• _What you should do_: Retype only the lines from the one containing "Reproduce this chart" through the one containing "color='#2e3192', linewidth=2.3, ax=ax)", both included, word for word. Pictures stay out of the copy.

┄┄┄┄┄┄

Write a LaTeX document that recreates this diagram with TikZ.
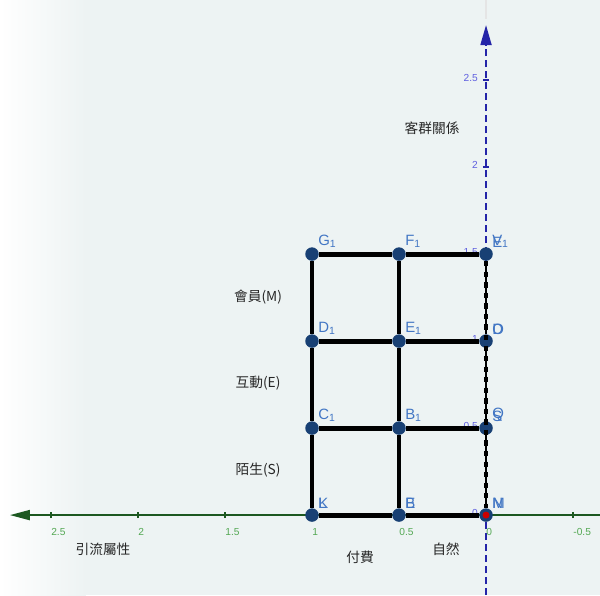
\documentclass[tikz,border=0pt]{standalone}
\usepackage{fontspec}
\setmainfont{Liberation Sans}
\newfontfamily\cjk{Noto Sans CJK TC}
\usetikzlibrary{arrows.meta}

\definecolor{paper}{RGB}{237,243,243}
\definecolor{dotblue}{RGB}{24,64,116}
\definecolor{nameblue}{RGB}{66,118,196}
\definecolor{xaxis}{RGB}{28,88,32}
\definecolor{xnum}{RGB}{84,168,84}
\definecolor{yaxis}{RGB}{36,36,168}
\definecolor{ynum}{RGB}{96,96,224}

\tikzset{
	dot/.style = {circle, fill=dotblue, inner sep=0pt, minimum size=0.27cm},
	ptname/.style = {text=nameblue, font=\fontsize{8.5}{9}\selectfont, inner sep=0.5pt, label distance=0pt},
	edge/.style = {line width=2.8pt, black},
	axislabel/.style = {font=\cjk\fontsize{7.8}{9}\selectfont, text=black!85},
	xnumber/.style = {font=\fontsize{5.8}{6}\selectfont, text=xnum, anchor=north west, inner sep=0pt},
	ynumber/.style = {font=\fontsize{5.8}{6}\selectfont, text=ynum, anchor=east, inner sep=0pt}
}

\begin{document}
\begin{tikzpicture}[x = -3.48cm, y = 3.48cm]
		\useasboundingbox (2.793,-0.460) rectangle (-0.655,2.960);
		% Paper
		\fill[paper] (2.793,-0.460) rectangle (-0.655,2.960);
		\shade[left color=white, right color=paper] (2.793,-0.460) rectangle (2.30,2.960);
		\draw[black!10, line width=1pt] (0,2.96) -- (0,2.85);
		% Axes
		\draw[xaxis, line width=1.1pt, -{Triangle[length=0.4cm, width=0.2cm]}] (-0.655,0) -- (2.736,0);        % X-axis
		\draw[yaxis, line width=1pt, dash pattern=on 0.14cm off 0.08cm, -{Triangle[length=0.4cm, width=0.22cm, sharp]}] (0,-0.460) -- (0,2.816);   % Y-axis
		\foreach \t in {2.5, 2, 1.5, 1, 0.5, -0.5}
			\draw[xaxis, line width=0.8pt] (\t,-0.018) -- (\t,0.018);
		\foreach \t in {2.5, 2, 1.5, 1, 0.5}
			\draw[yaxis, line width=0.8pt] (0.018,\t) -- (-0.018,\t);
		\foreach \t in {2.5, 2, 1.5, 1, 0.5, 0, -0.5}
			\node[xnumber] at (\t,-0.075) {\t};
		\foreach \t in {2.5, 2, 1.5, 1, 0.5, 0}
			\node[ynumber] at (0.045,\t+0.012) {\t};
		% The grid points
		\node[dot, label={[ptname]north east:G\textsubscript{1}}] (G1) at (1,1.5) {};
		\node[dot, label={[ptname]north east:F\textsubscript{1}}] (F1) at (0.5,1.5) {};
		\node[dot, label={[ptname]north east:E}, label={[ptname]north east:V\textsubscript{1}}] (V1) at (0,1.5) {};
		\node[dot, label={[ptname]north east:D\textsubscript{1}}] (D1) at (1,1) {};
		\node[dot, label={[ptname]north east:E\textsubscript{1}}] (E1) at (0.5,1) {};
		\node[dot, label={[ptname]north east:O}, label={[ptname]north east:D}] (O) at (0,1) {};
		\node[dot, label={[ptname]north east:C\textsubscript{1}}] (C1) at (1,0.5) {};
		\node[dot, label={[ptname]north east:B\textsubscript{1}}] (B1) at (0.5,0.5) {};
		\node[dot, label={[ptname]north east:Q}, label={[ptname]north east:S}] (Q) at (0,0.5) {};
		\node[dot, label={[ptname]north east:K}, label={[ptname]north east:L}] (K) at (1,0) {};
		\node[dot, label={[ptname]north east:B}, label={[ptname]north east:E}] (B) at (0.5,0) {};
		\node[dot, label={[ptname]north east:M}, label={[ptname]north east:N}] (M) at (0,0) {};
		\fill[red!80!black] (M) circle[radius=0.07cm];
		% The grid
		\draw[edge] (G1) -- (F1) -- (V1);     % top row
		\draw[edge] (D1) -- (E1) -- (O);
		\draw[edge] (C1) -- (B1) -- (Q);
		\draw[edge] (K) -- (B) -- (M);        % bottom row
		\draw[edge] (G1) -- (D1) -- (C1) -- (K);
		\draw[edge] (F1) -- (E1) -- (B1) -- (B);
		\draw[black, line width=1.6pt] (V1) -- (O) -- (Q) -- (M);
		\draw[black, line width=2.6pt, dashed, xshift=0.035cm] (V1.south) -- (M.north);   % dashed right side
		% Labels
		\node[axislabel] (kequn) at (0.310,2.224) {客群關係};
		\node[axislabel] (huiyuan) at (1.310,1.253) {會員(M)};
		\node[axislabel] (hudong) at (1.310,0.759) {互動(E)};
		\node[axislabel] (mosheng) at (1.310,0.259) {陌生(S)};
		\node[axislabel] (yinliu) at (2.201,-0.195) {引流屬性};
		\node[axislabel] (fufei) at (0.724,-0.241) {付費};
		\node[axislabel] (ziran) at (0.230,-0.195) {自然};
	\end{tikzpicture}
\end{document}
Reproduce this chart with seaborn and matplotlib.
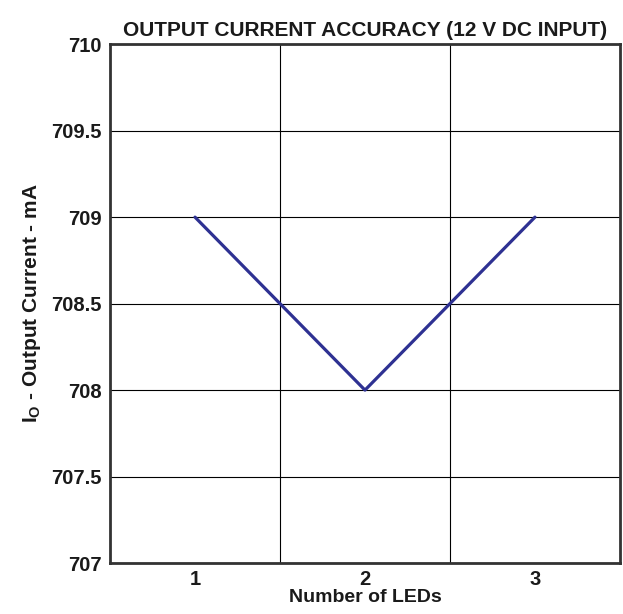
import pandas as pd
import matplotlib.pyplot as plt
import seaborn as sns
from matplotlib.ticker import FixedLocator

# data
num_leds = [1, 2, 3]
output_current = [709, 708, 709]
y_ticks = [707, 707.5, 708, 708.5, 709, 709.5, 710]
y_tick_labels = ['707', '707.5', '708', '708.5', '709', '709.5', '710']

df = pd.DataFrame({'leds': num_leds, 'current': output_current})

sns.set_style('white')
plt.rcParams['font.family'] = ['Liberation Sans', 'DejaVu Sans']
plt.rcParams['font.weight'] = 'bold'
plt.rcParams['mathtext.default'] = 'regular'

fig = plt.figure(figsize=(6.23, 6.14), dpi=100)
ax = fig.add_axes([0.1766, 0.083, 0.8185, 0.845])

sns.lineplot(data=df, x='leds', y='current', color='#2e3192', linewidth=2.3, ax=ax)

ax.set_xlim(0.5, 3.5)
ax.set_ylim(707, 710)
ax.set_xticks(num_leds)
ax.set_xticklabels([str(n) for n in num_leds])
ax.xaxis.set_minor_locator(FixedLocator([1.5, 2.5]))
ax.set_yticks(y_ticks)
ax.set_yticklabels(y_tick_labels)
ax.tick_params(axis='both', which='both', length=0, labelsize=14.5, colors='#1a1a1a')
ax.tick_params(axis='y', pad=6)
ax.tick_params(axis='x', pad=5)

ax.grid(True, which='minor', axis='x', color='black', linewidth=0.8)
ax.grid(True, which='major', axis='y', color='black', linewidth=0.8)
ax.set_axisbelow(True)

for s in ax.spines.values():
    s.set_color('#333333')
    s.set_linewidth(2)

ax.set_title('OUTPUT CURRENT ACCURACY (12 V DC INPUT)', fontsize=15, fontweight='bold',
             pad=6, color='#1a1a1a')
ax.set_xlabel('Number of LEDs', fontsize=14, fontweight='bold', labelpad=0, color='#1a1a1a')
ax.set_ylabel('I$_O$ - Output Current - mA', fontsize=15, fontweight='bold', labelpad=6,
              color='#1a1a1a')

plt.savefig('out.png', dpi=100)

┄┄┄┄┄┄

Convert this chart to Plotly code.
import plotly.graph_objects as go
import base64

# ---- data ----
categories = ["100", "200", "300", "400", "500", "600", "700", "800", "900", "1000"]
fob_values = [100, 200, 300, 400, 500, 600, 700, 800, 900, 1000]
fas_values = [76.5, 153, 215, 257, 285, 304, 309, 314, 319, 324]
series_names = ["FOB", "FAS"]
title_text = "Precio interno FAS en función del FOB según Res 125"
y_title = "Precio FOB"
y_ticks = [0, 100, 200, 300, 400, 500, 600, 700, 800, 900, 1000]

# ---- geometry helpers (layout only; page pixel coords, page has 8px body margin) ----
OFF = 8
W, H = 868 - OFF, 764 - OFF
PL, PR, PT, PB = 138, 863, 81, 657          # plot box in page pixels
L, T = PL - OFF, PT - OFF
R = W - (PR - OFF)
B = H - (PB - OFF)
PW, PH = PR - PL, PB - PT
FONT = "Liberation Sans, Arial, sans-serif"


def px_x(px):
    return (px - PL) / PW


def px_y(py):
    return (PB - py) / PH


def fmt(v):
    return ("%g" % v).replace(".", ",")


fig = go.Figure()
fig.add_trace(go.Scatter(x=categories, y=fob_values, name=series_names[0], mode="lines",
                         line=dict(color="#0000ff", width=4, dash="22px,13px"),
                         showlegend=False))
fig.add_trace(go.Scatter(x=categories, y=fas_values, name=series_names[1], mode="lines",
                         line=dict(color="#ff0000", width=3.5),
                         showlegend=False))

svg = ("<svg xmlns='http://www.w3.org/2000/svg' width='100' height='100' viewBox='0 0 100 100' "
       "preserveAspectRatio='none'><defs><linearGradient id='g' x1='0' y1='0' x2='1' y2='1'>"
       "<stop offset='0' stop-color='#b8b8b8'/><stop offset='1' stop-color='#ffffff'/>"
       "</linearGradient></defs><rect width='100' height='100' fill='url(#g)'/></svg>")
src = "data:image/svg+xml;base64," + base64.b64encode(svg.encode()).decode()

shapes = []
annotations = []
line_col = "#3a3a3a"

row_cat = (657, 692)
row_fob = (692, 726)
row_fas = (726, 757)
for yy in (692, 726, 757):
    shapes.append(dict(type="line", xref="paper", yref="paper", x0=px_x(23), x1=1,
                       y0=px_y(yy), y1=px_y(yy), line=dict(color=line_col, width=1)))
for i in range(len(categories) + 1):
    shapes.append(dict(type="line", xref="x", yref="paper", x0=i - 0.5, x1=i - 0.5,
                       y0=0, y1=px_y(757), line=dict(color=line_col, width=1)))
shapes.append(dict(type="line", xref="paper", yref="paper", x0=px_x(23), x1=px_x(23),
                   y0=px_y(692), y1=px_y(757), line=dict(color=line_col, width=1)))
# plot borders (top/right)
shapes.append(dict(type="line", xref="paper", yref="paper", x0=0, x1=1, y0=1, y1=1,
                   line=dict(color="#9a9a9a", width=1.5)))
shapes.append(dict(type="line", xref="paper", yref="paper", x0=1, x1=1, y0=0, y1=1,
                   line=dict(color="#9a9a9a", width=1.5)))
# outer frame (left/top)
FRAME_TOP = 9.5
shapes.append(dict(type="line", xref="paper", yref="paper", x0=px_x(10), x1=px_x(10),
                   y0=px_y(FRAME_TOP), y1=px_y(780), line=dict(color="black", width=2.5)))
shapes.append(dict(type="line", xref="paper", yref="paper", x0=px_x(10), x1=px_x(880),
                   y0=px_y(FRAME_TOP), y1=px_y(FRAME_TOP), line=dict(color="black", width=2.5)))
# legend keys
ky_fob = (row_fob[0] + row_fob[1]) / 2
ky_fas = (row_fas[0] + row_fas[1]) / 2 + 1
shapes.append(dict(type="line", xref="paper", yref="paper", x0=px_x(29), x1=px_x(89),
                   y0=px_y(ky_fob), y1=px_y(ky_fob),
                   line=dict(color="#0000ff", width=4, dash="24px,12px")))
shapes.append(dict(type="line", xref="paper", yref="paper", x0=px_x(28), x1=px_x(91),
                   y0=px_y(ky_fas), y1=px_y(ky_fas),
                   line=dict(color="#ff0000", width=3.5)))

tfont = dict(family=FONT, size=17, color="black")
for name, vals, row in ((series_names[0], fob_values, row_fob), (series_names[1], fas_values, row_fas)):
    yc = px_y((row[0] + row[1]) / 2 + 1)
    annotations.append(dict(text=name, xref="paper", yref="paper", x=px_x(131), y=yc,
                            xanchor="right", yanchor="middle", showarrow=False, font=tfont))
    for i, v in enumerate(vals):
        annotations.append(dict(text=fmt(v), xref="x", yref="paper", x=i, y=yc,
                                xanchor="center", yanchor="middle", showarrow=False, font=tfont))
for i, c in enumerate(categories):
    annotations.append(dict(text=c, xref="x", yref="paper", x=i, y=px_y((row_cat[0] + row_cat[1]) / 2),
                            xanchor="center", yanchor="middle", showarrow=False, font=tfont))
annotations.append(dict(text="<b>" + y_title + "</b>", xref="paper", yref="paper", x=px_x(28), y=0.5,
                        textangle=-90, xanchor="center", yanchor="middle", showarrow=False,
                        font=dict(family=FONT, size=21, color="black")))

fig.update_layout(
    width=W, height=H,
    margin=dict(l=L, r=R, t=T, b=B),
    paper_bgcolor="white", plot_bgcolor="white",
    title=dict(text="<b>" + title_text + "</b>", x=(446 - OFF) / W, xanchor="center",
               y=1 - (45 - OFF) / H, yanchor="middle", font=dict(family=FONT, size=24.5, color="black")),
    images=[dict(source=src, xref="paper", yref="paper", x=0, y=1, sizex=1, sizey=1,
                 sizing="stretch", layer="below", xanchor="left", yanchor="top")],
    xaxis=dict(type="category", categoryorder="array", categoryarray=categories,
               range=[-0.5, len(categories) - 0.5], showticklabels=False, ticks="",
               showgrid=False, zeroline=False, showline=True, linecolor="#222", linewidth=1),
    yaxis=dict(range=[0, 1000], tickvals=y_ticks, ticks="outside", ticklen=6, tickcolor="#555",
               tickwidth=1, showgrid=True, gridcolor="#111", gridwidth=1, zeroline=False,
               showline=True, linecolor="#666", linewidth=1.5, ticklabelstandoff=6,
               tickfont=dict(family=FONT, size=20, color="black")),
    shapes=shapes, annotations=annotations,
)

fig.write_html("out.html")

┄┄┄┄┄┄

• _Solution to this task_:
Reproduce this chart with seaborn and matplotlib.
import pandas as pd
import matplotlib.pyplot as plt
import seaborn as sns
from matplotlib.ticker import FixedLocator

# data
num_leds = [1, 2, 3]
output_current = [709, 708, 709]
y_ticks = [707, 707.5, 708, 708.5, 709, 709.5, 710]
y_tick_labels = ['707', '707.5', '708', '708.5', '709', '709.5', '710']

df = pd.DataFrame({'leds': num_leds, 'current': output_current})

sns.set_style('white')
plt.rcParams['font.family'] = ['Liberation Sans', 'DejaVu Sans']
plt.rcParams['font.weight'] = 'bold'
plt.rcParams['mathtext.default'] = 'regular'

fig = plt.figure(figsize=(6.23, 6.14), dpi=100)
ax = fig.add_axes([0.1766, 0.083, 0.8185, 0.845])

sns.lineplot(data=df, x='leds', y='current', color='#2e3192', linewidth=2.3, ax=ax)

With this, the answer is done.